Can you @mars and @antisvin have a look, test and give feedback? (fell free to criticise and suggest improvements :sweat_smile:)

This matches what we’ve discussed, I’ll start work on implementation that uses memory segments info used by our allocator soon.

    virtual void info(size_t size, size_t io_access) {}

I would say it should be something like

    virtual size_t info(size_t size, size_t io_access) { return 0; }

if we want to provide default implementation that does nothing.

I don’t know how much details can be provided to allocator, maybe read and write access numbers can be separated if this is known in advance. We will likely end up summing them on OWL, but there might be some architectures where writes are much more expensive than reads.

I don’t see the point of having size_t as return value, can you explain?
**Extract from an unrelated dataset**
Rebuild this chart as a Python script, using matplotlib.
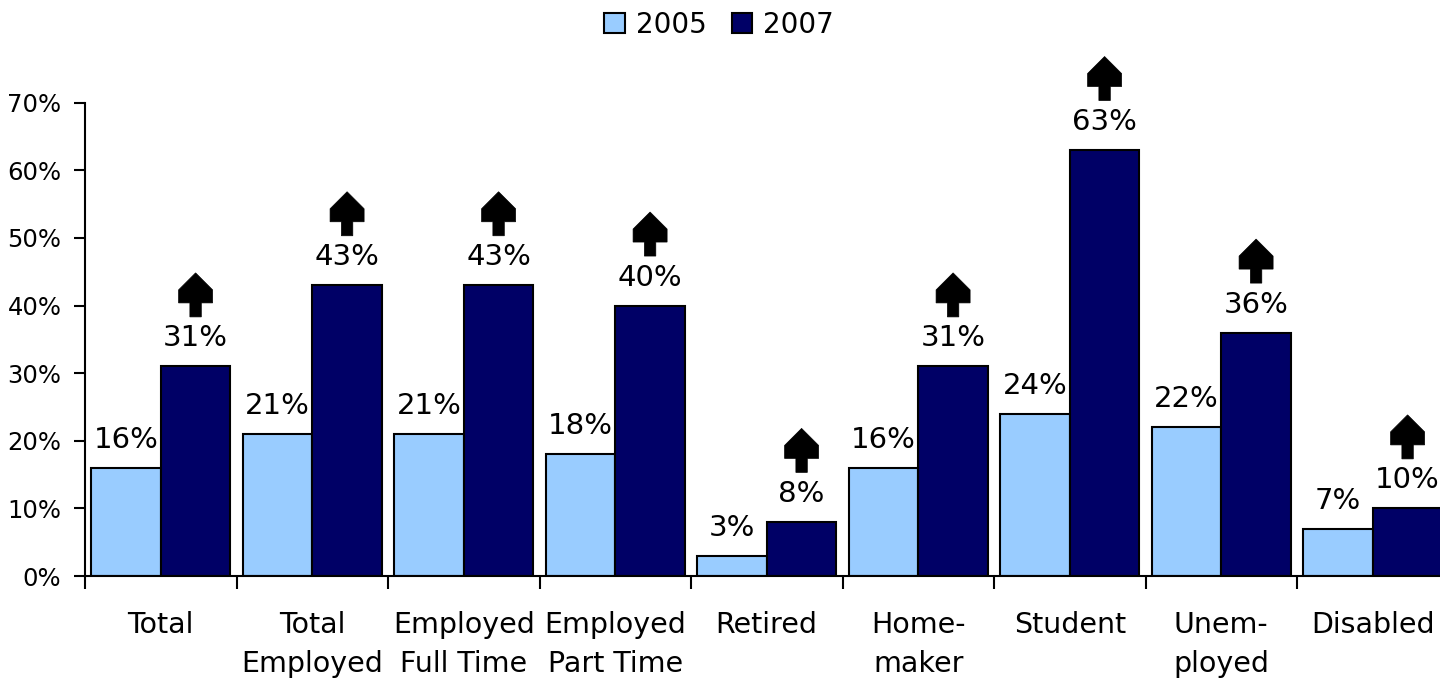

Yes, I can distinguish read from write.

I thought the point of this method is to return estimated allocation cost to whatever calls it, is it supposed to do something else instead?

Distinguish read from write => done

 /**
     * Inform the Memory Manager with informations on a given memory zone 
     * when used to compute one frame.
     * @param size - the size in bytes of the allocated zone
     * @param read_access - the number of Read access to the zone
     * @param write_access - the number of Write access to the zone
    */
    virtual void info(size_t size, size_t read_access, size_t write_access) {}

The point of this info function is to give information to the MM on a given memory zone. Then the MM is supposed to do something with that, and estimate itself the memory zone use cost

Look at the C++ generated code using -mem.

I still don’t quite understand what “prepare memory layout for allocation” is supposed to mean. My idea was to look at available memory segments and return some value based on requested size, available segments’ sizes and amount of IO that is expected. We naturally need to return that value from this virtual method to set sorting order.

Have you looked at the C++ generated code ? We can also continue the discussion on Faust Slack for faster interaction.

I’ve seen code in that branch, but it’s obviously that I’m missing something about how this method should be implemented. It would help if you could post some pseudo-code in #owl channel in slack.

I think the idea here is that the sorting is done entirely by the Memory Manager. Therefore the information is provided before allocation, and no return value is required.
To optimise, the MM will need to create a list of allocations, sort it, and assign to different segments. Then when the allocations come in it looks them up in its list.

@sletz one thing that would be very useful would be an initial call to say how many allocations, ie how many info() callls, will be made.